CTA, groups representing drone makers and users and aviation industry associations asked the FAA to investigate a video that shows an unmanned aircraft system (UAS) flying directly above an airliner making its final approach at McCarran International Airport in Las Vegas. A video hit the internet Friday. “This careless and reckless behavior endangers the safety of our airspace for all users,” said Monday's letter to acting Administrator Daniel Elwell, included in an email blast the next day. “We urge the FAA to use its full authority to investigate, identify, and apprehend the operator of this UAS flight and prosecute them to the fullest extent of the law. We also encourage the FAA to work with law enforcement in Las Vegas and Nevada to pursue all applicable charges within their authority.” The agency said it's investigating. “Although details are still emerging about the nature of the operations, it seems certain that the stunt violated FAA regulations,” blogged Wiley lawyers Sara Baxenberg and Josh Turner. “The only questions appear to be which ones, and how many?”

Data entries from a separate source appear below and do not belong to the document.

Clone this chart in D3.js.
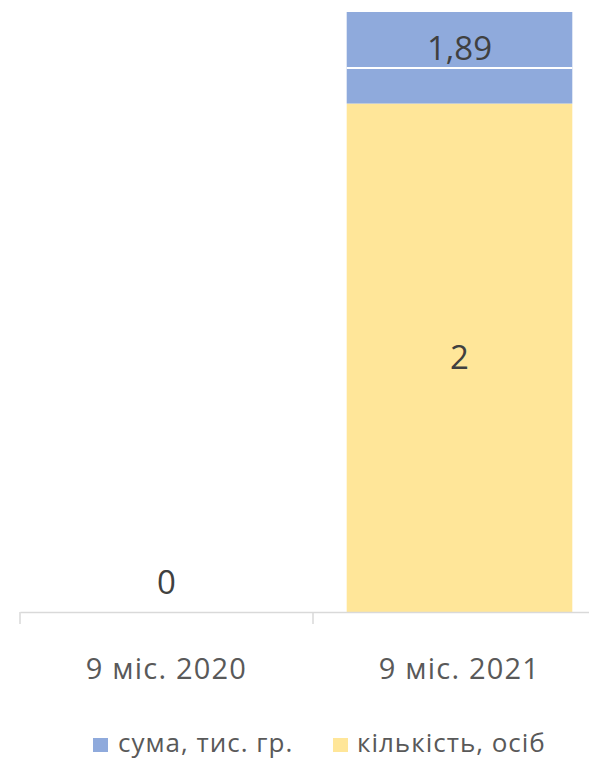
<!DOCTYPE html>
<html><head><meta charset="utf-8">
<script src="https://cdn.jsdelivr.net/npm/d3@7"></script>
<style>body{margin:0;background:#fff}svg{display:block}text{font-family:"Open Sans","Noto Sans",sans-serif}</style>
</head><body><svg id="c" width="589" height="760"></svg>
<script>
const categories = ["9 міс. 2020", "9 міс. 2021"];
const seriesNames = ["кількість, осіб", "сума, тис. гр."];
const kilkist = [0, 2];
const suma = [0, 1.89];
const sumaLabels = ["", "1,89"];
const kilkistLabels = ["0", "2"];
const axisMax = 2.36;
const breakValue = 2.14;
const colors = {"кількість, осіб": "#FFE699", "сума, тис. гр.": "#8FAADC"};

const svg = d3.select("#c");
const plot = {left: 20, right: 606, top: 12, bottom: 612};
const x = d3.scaleBand().domain(categories).range([plot.left, plot.right]).paddingInner(0.23).paddingOuter(0.115);
const y = d3.scaleLinear().domain([0, axisMax]).range([plot.bottom, plot.top]);

svg.append("clipPath").attr("id","clip").append("rect")
  .attr("x", plot.left).attr("y", plot.top).attr("width", plot.right-plot.left).attr("height", plot.bottom-plot.top);

const data = categories.map((c,i)=>({cat:c, "кількість, осіб":kilkist[i], "сума, тис. гр.":suma[i]}));
const stack = d3.stack().keys(seriesNames)(data);

const g = svg.append("g").attr("clip-path","url(#clip)");
stack.forEach(s=>{
  g.selectAll(null).data(s).join("rect")
    .attr("x", d=>x(d.data.cat)).attr("width", x.bandwidth())
    .attr("y", d=>y(d[1])).attr("height", d=>y(d[0])-y(d[1]))
    .attr("fill", colors[s.key]);
});
g.selectAll(null).data(data.filter(d=>d["сума, тис. гр."]>0)).join("line")
  .attr("x1", d=>x(d.cat)).attr("x2", d=>x(d.cat)+x.bandwidth())
  .attr("y1", y(breakValue)).attr("y2", y(breakValue))
  .attr("stroke","#fff").attr("stroke-width",2);

const axisG = svg.append("g").attr("transform",`translate(0,${plot.bottom})`)
  .call(d3.axisBottom(x).tickSize(0).tickFormat(""));
axisG.select(".domain").attr("stroke","#D9D9D9").attr("stroke-width",1.5);
const bounds = [plot.left, ...categories.slice(1).map(c=>x(c)-x.step()*x.paddingInner()/2)];
svg.selectAll(null).data(bounds).join("line")
  .attr("x1",d=>d).attr("x2",d=>d).attr("y1",plot.bottom).attr("y2",plot.bottom+12)
  .attr("stroke","#D9D9D9").attr("stroke-width",1.5);

svg.selectAll(null).data(categories).join("text")
  .attr("x", d=>x(d)+x.bandwidth()/2).attr("y", 679)
  .attr("text-anchor","middle").attr("font-size",29).attr("letter-spacing","1.2px")
  .attr("fill","#595959").text(d=>d);

const dl = {fs:33, fill:"#404040"};
data.forEach((d,i)=>{
  const cx = x(d.cat)+x.bandwidth()/2;
  let cy;
  if (kilkist[i]===0) cy = y(0) - 30; else cy = (y(0)+y(kilkist[i]))/2;
  svg.append("text").attr("x",cx).attr("y",cy).attr("dy","0.35em")
    .attr("text-anchor","middle").attr("font-size",dl.fs).attr("fill",dl.fill).text(kilkistLabels[i]);
  if (sumaLabels[i]) {
    const top = Math.max(y(kilkist[i]+suma[i]), plot.top);
    const cy2 = (top + y(breakValue))/2 + 8;
    svg.append("text").attr("x",cx).attr("y",cy2).attr("dy","0.35em")
      .attr("text-anchor","middle").attr("font-size",dl.fs).attr("fill",dl.fill).text(sumaLabels[i]);
  }
});

const legendItems = [{name:"сума, тис. гр.", x:93},{name:"кількість, осіб", x:333}];
const lg = svg.selectAll(null).data(legendItems).join("g").attr("transform",d=>`translate(${d.x},738)`);
lg.append("rect").attr("width",15).attr("height",14).attr("fill",d=>colors[d.name]);
lg.append("text").attr("x",d=>d.x===93?25:24).attr("y",14).attr("font-size",26).attr("letter-spacing","1px")
  .attr("fill","#595959").text(d=>d.name);
</script></body></html>
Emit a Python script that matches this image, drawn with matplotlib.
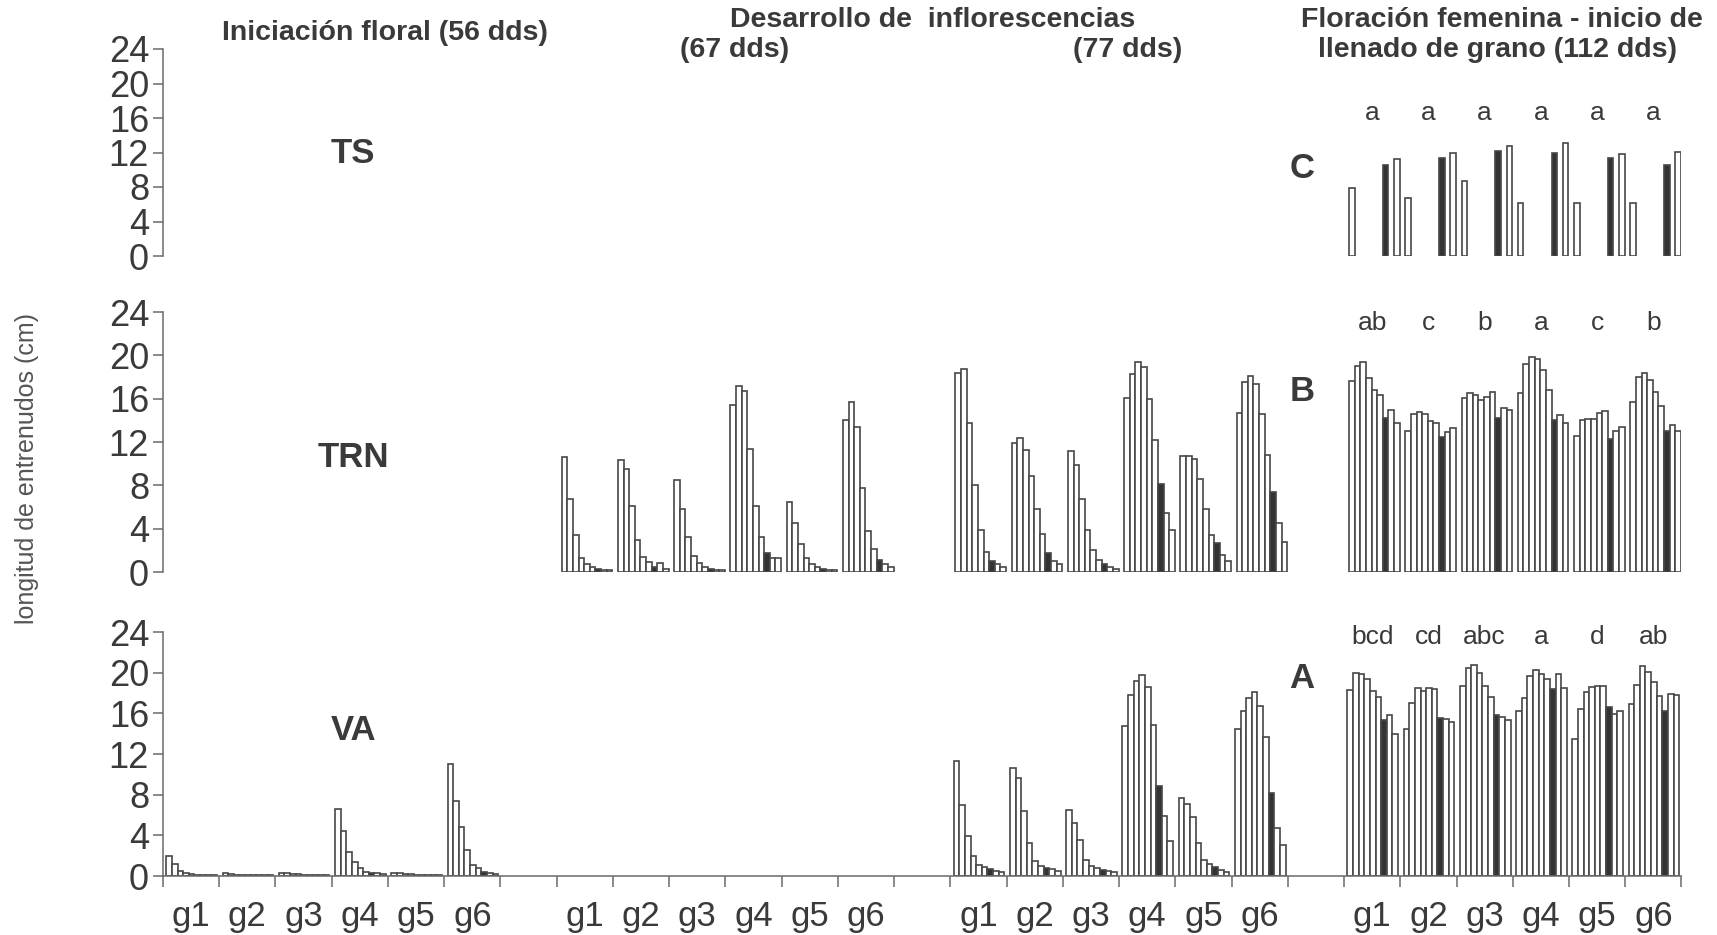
import numpy as np
import matplotlib
matplotlib.use("Agg")
import matplotlib.pyplot as plt

plt.rcParams["font.family"] = ["Liberation Sans", "DejaVu Sans"]

# ----------------------------
# Data (cm), 9 internodes per genotype, black bar = internode 7
# ----------------------------
genotypes = ["g1", "g2", "g3", "g4", "g5", "g6"]
BLACK_IDX = 6

va_56 = [
    [1.95, 1.2, 0.5, 0.25, 0.15, 0.1, 0.1, 0.1, 0.1],
    [0.3, 0.2, 0.1, 0.1, 0.1, 0.1, 0.1, 0.1, 0.1],
    [0.3, 0.25, 0.2, 0.15, 0.1, 0.1, 0.1, 0.1, 0.1],
    [6.6, 4.4, 2.4, 1.4, 0.75, 0.4, 0.3, 0.25, 0.2],
    [0.3, 0.25, 0.2, 0.15, 0.1, 0.1, 0.1, 0.1, 0.1],
    [11.0, 7.35, 4.8, 2.6, 1.1, 0.75, 0.4, 0.3, 0.2],
]
va_77 = [
    [11.3, 7.0, 3.9, 2.0, 1.05, 0.85, 0.65, 0.5, 0.4],
    [10.6, 9.6, 6.4, 3.2, 1.5, 1.0, 0.75, 0.65, 0.5],
    [6.5, 5.2, 3.5, 1.6, 1.0, 0.75, 0.6, 0.5, 0.4],
    [14.8, 17.8, 19.2, 19.8, 18.6, 14.9, 8.9, 5.9, 3.4],
    [7.7, 7.1, 5.8, 3.2, 1.6, 1.2, 0.85, 0.6, 0.4],
    [14.5, 16.2, 17.5, 18.1, 16.7, 13.7, 8.2, 4.75, 3.05],
]
va_112 = [
    [18.3, 20.0, 19.9, 19.4, 18.2, 17.6, 15.3, 15.8, 14.0],
    [14.5, 17.0, 18.5, 18.2, 18.5, 18.4, 15.5, 15.4, 15.1],
    [18.7, 20.5, 20.8, 20.0, 18.7, 17.6, 15.8, 15.6, 15.3],
    [16.2, 17.5, 19.7, 20.3, 19.9, 19.4, 18.4, 19.9, 18.5],
    [13.5, 16.4, 18.1, 18.6, 18.7, 18.7, 16.6, 15.9, 16.2],
    [16.9, 18.8, 20.7, 20.1, 19.1, 17.7, 16.2, 17.9, 17.8],
]

trn_67 = [
    [10.6, 6.7, 3.4, 1.3, 0.7, 0.45, 0.3, 0.15, 0.15],
    [10.3, 9.5, 6.1, 3.0, 1.4, 0.9, 0.5, 0.8, 0.3],
    [8.5, 5.8, 3.2, 1.5, 0.8, 0.5, 0.3, 0.2, 0.2],
    [15.4, 17.2, 16.7, 11.4, 6.1, 3.2, 1.8, 1.3, 1.3],
    [6.5, 4.5, 2.6, 1.3, 0.7, 0.5, 0.3, 0.2, 0.2],
    [14.0, 15.7, 13.4, 7.8, 3.8, 2.1, 1.1, 0.7, 0.5],
]
trn_77 = [
    [18.4, 18.7, 13.75, 8.0, 3.85, 1.85, 1.05, 0.7, 0.45],
    [11.9, 12.4, 11.3, 8.9, 5.85, 3.5, 1.8, 1.05, 0.7],
    [11.2, 9.9, 6.7, 3.9, 2.0, 1.1, 0.77, 0.5, 0.3],
    [16.1, 18.3, 19.4, 18.9, 16.0, 12.2, 8.15, 5.45, 3.9],
    [10.7, 10.7, 10.4, 8.6, 5.85, 3.4, 2.7, 1.6, 1.0],
    [14.7, 17.5, 18.1, 17.4, 14.6, 10.8, 7.35, 4.5, 2.8],
]
trn_112 = [
    [17.6, 19.0, 19.4, 17.9, 16.8, 16.3, 14.2, 15.0, 13.8],
    [13.0, 14.6, 14.8, 14.6, 13.9, 13.8, 12.5, 12.9, 13.3],
    [16.1, 16.5, 16.3, 15.9, 16.2, 16.6, 14.2, 15.1, 15.0],
    [16.55, 19.2, 19.8, 19.7, 18.6, 16.8, 14.0, 14.5, 13.8],
    [12.6, 14.0, 14.1, 14.1, 14.7, 14.9, 12.3, 13.0, 13.4],
    [15.7, 18.0, 18.4, 17.7, 16.6, 15.3, 13.0, 13.6, 13.0],
]

nan = np.nan
ts_112 = [
    [7.9, nan, nan, nan, nan, nan, 10.5, nan, 11.3],
    [6.7, nan, nan, nan, nan, nan, 11.4, nan, 12.0],
    [8.7, nan, nan, nan, nan, nan, 12.2, nan, 12.7],
    [6.1, nan, nan, nan, nan, nan, 12.0, nan, 13.1],
    [6.1, nan, nan, nan, nan, nan, 11.35, nan, 11.8],
    [6.1, nan, nan, nan, nan, nan, 10.6, nan, 12.1],
]

letters_ts = ["a", "a", "a", "a", "a", "a"]
letters_trn = ["ab", "c", "b", "a", "c", "b"]
letters_va = ["bcd", "cd", "abc", "a", "d", "ab"]

# period index -> data (None = no bars)
ROWS = {
    "TS":  [None, None, None, ts_112],
    "TRN": [None, trn_67, trn_77, trn_112],
    "VA":  [va_56, None, va_77, va_112],
}

# ----------------------------
# Layout
# ----------------------------
W, H = 1717, 935
X0, SLOT = 163, 56.24
N_SLOTS = 27
EDGE = "#474747"
TXT = "#3a3a3a"

fig = plt.figure(figsize=(W / 100, H / 100), dpi=100)


def add_row(y0_px, y24_px):
    return fig.add_axes([X0 / W, 1 - y0_px / H, N_SLOTS * SLOT / W, (y0_px - y24_px) / H])


axes = {
    "TS": add_row(256, 49),
    "TRN": add_row(572, 312),
    "VA": add_row(876, 632),
}

BAR_W = 0.1
START = {"TS": 0.09, "TRN": 0.09, "VA": 0.06}

for name, ax in axes.items():
    for p, data in enumerate(ROWS[name]):
        if data is None:
            continue
        for g, vals in enumerate(data):
            slot = p * 7 + g
            vals = np.asarray(vals, dtype=float)
            xs = slot + START[name] + BAR_W * (np.arange(len(vals)) + 0.5)
            ok = ~np.isnan(vals)
            colors = ["#333333" if i == BLACK_IDX else "white" for i in range(len(vals))]
            ax.bar(xs[ok], vals[ok], width=BAR_W, color=np.array(colors)[ok],
                   edgecolor=EDGE, linewidth=1.2)

    ax.set_xlim(0, N_SLOTS)
    ax.set_ylim(0, 24)
    ax.set_yticks(np.arange(0, 25, 4))
    ax.tick_params(axis="y", labelsize=26, colors="#6a6a6a", labelcolor=TXT,
                   length=7, width=1.1, pad=3)
    for s in ["top", "right"]:
        ax.spines[s].set_visible(False)
    ax.spines["left"].set_color("#6a6a6a")
    ax.spines["left"].set_linewidth(1.1)
    ax.patch.set_alpha(0)

    if name != "VA":
        ax.spines["bottom"].set_visible(False)
        ax.set_xticks([])
    else:
        ax.spines["bottom"].set_color("#6a6a6a")
        ax.spines["bottom"].set_linewidth(1.1)
        ax.set_xticks(np.arange(0, N_SLOTS + 1))
        ax.set_xticklabels([])
        centers = [p * 7 + g + 0.5 for p in range(4) for g in range(6)]
        ax.set_xticks(centers, minor=True)
        ax.set_xticklabels(genotypes * 4, minor=True)
        ax.tick_params(axis="x", which="major", length=8, width=1.1, colors="#6a6a6a")
        ax.tick_params(axis="x", which="minor", length=0, labelsize=25,
                       labelcolor=TXT, pad=17)

# significance letters above the 112 dds groups
for name, letters, ly in [("TS", letters_ts, 16.6), ("TRN", letters_trn, 23.0),
                          ("VA", letters_va, 23.5)]:
    for g, lab in enumerate(letters):
        axes[name].text(21 + g + 0.5, ly, lab, ha="center", va="center",
                        fontsize=19, color=TXT, clip_on=False)

# treatment labels and panel letters
for name, ly, panel, py in [("TS", 11.9, "C", 10.2), ("TRN", 10.6, "B", 16.7),
                            ("VA", 14.3, "A", 19.4)]:
    axes[name].text(3.38, ly, name, ha="center", va="center", fontsize=25,
                    fontweight="bold", color=TXT)
    axes[name].text(20.25, py, panel, ha="center", va="center", fontsize=25,
                    fontweight="bold", color=TXT)

# stage titles
def ftext(x, y, s, **kw):
    fig.text(x / W, 1 - y / H, s, ha="center", va="center", fontsize=20.5,
             fontweight="bold", color=TXT, **kw)


ftext(385, 33, "Iniciación floral (56 dds)")
ftext(933, 20, "Desarrollo de  inflorescencias")
ftext(735, 50, "(67 dds)")
ftext(1128, 50, "(77 dds)")
ftext(1502, 20, "Floración femenina - inicio de")
ftext(1497, 50, "llenado de grano (112 dds)")

fig.text(27 / W, 1 - 468 / H, "longitud de entrenudos (cm)", rotation=90,
         ha="center", va="center", fontsize=18, color="#555555")

fig.savefig("out.png", dpi=100)
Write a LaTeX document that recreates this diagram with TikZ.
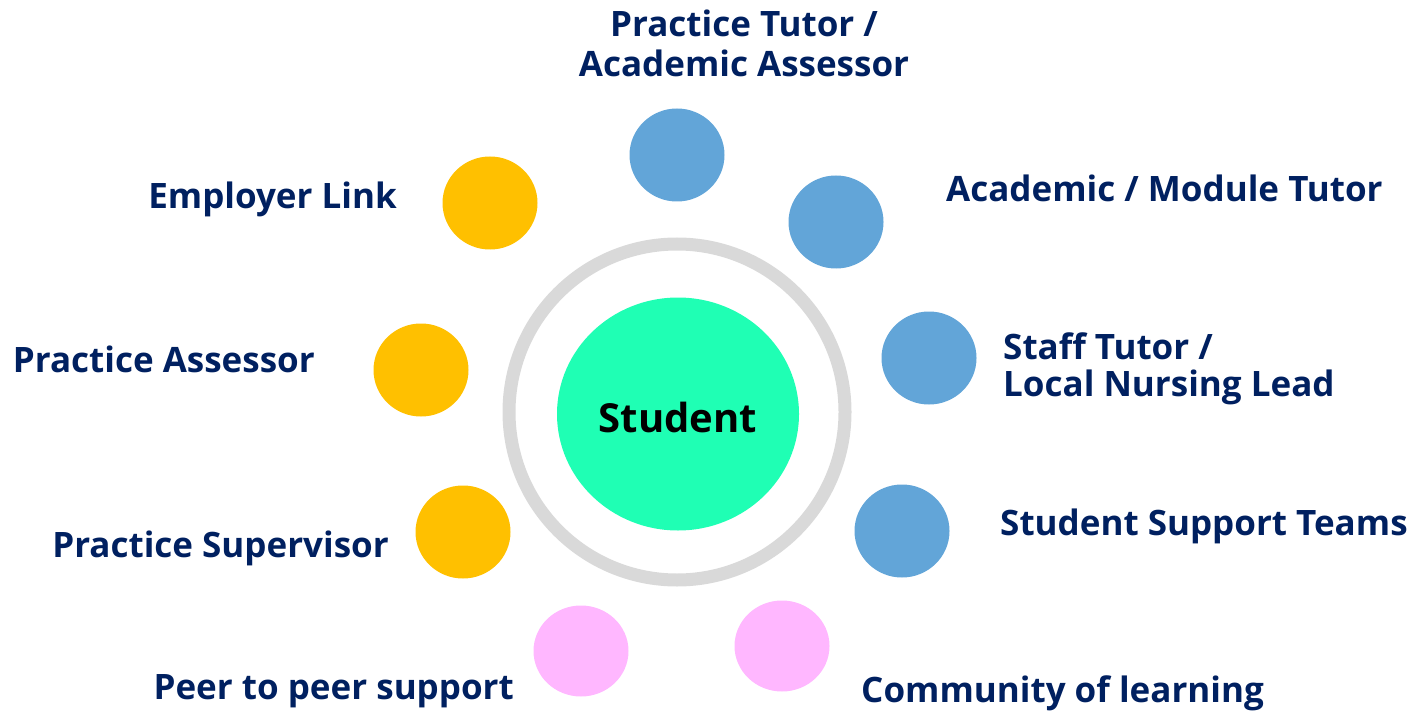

The Senate approved the House-passed version of the Kari's Law Act (HR-582) Monday by unanimous consent. The bill, which the House unanimously passed in early 2017, addresses direct 911 dialing. The House previously passed the bill in 2016 (see 1605240057). The Senate also approved its version (S-123) in August as part of a deal to confirm Jessica Rosenworcel and Brendan Carr as FCC commissioners (see 1708030060). FCC Chairman Ajit Pai lauded Senate passage, saying the bill “will help ensure that every call to 911 directly connects those in need with those who can help.”
The FCC should extend Comcast/NBCUniversal conditions or impose new ones that reflect the current market, or at least strengthen program access rules, Commissioner Mignon Clyburn and Senate Consumer Protection Subcommittee ranking member Richard Blumenthal, D-Conn., co-wrote Monday on Bloomberg's website. They said DOJ should investigate anticompetitive threats posed by Comcast/NBCU. Justice and the FCC didn't comment. Clyburn and Blumenthal said Comcast has a history of violating conditions of its NBCU approval, noting the company was forced to extend its unbundled broadband offering to a fourth year and criticisms over cable channel placement of competitor Bloomberg (see 1206280043). Comcast said the FCC conditions expired and there's "no credible basis" for extending or modifying the consent decree or conditions. "For seven years during a time of rapid change in the video and broadband markets, Comcast met or exceeded all of the commitments and obligations under the deal," it said, saying none of its six annual reports to the FCC detailing its compliance track record was ever challenged or objected to. Clyburn has criticized the end of conditions on the deal (see 1801220030).
Department of Transportation officials are working to “determine what went so horribly wrong” in two separate Amtrak crashes last week “and they'll identify what needs to be done to ensure it doesn’t happen again,” White House Deputy Press Secretary Raj Shah told pool reporters Monday. Three people died in the two crashes -- one in Crozet, Virginia, of a train carrying dozens of Capitol Hill Republican lawmakers to their retreat in West Virginia (see 1801310046), and a second incident early Sunday when a Miami-bound Amtrak train crashed south of Columbia, South Carolina. National Safety Transportation Board Chairman Robert Sumwalt said Sunday that positive train control “could have avoided” the South Carolina crash, in which the Amtrak train hit an idling CSX train. An Amtrak engineer and conductor died in that incident. The House Transportation Committee’s Railroads Subcommittee is planning a Feb. 15 hearing on PTC implementation that will include Amtrak, Federal Railroad Administration, NTSB and industry officials.